While Connecticut’s Judicial Branch has temporarily closed some courthouses, matters related to family orders and domestic abuse are fully operational.
Laptops purchased for thousands of high school students
The state moved forward Tuesday with purchasing laptops for 60,000 high school students in Connecticut’s under-resourced communities. The $23.7 million expense is the first major purchase for The Partnership for Connecticut — the collaboration between state leaders and billionaire philanthropist Barbara Dalio — and it accounts for more than half the agency’s $40 million annual budget.
The Partnership will prioritize getting the first wave of Dell computers in the hands of students who have no way to participate in online remote learning. The first 15,000 laptops will arrive in May, followed by 30,000 in June and 15,000 in July.
Partnership board members acknowledged Tuesday that the computers will be arriving long after schools closed their doors to curb the spread of coronavirus. But they pointed out that the computers are expected to have a lifespan of 5 years.
“It will help facilitate learning opportunities over the summer and next year and we’ll leverage the power of it over time,” said Mary Anne Schmitt-Carey, president of the Partnership. “And it’s just a practical impossibility to get them sooner, but I don’t think that negates the need to get them and to deliver them absolutely as quickly as we can.”
Nathan Quesnel, superintendent of the East Hartford school system, called the laptops a game-changer.
“These are families that don’t have technology,” said Quesnel, who the Partnership tasked with ensuring the computers are delivered to students. “This is a real opportunity to bridge the digital divide.”
COVID-19 testing begins on UConn Storrs campus
Also on Tuesday, the University of Connecticut kicked off its first day of COVID-19 testing on the university’s Storrs campus.
UConn officials said seven students showed up to get tested at the on-campus mobile testing site: the UConn Dairy Bar Truck.
The truck was parked near the school’s student health services building on Glenbrook Road.
So far, “none of the nearly 900 students still living in UConn residence halls have tested positive for the virus,” university spokesperson Stephanie Reitz said in an email Tuesday afternoon.
Like other universities in the state, UConn has shifted to online learning for the rest of the spring semester. So foot traffic is light these days. Students remaining on campus are mainly international or students with no home to which they can safely return, Reitz said.

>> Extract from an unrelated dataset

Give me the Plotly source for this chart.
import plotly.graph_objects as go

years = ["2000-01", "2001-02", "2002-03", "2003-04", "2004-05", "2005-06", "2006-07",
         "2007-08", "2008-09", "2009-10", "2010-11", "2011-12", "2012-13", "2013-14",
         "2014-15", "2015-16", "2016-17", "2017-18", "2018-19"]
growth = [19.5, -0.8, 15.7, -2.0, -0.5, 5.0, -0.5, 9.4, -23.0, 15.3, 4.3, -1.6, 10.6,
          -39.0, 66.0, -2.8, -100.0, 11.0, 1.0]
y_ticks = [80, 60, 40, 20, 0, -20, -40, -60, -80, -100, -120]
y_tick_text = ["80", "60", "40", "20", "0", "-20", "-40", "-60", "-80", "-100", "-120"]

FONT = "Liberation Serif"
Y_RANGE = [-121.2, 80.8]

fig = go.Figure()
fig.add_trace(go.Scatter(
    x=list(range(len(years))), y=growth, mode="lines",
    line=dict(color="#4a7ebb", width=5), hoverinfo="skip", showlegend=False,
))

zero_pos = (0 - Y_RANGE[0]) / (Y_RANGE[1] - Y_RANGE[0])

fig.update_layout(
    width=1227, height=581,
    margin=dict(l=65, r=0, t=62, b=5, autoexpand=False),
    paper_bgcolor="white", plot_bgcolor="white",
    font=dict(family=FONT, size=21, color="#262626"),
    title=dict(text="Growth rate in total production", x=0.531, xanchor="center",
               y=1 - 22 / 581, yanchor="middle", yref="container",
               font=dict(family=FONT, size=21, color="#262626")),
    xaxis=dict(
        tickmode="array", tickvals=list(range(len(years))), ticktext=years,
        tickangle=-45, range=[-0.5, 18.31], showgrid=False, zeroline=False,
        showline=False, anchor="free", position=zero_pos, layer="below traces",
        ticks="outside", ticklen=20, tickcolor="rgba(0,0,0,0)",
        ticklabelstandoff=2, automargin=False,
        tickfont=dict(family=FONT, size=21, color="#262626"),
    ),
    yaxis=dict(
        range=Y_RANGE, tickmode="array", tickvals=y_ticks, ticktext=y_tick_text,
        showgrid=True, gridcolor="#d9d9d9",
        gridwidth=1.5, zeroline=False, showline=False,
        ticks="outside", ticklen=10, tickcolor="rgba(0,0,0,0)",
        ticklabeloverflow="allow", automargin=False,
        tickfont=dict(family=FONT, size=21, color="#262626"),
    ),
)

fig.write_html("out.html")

The next testing date is April 14 and is open to all undergraduate and graduate students on the Storrs campus, as long as they go through pre-test screenings.
West Hartford offers property tax relief for residents
The town of West Hartford is among the first municipalities to adopt two new property tax relief programs that the state has offered in response to the COVID-19 pandemic.
“We do not want any resident or local business that is suffering financial hardship because of COVID-19 to worry about their upcoming property tax bill,” Mayor Shari G. Cantor said in a statement Tuesday.
Lamont signed an executive order last week establishing two tax relief programs. One provides temporary tax forbearance of property tax collection. The other reduces interest rates on delinquent tax payments to property owners, provided landlords agree to extend forbearance to their tenants for the duration of the deferment.
Municipalities are required to adopt one or both. West Hartford’s town council unanimously adopted both programs in a resolution Monday night.
The town said further guidance will be available soon on who is eligible for these programs.
Connecticut Mirror reporter Jacqueline Rabe Thomas contributed to this report.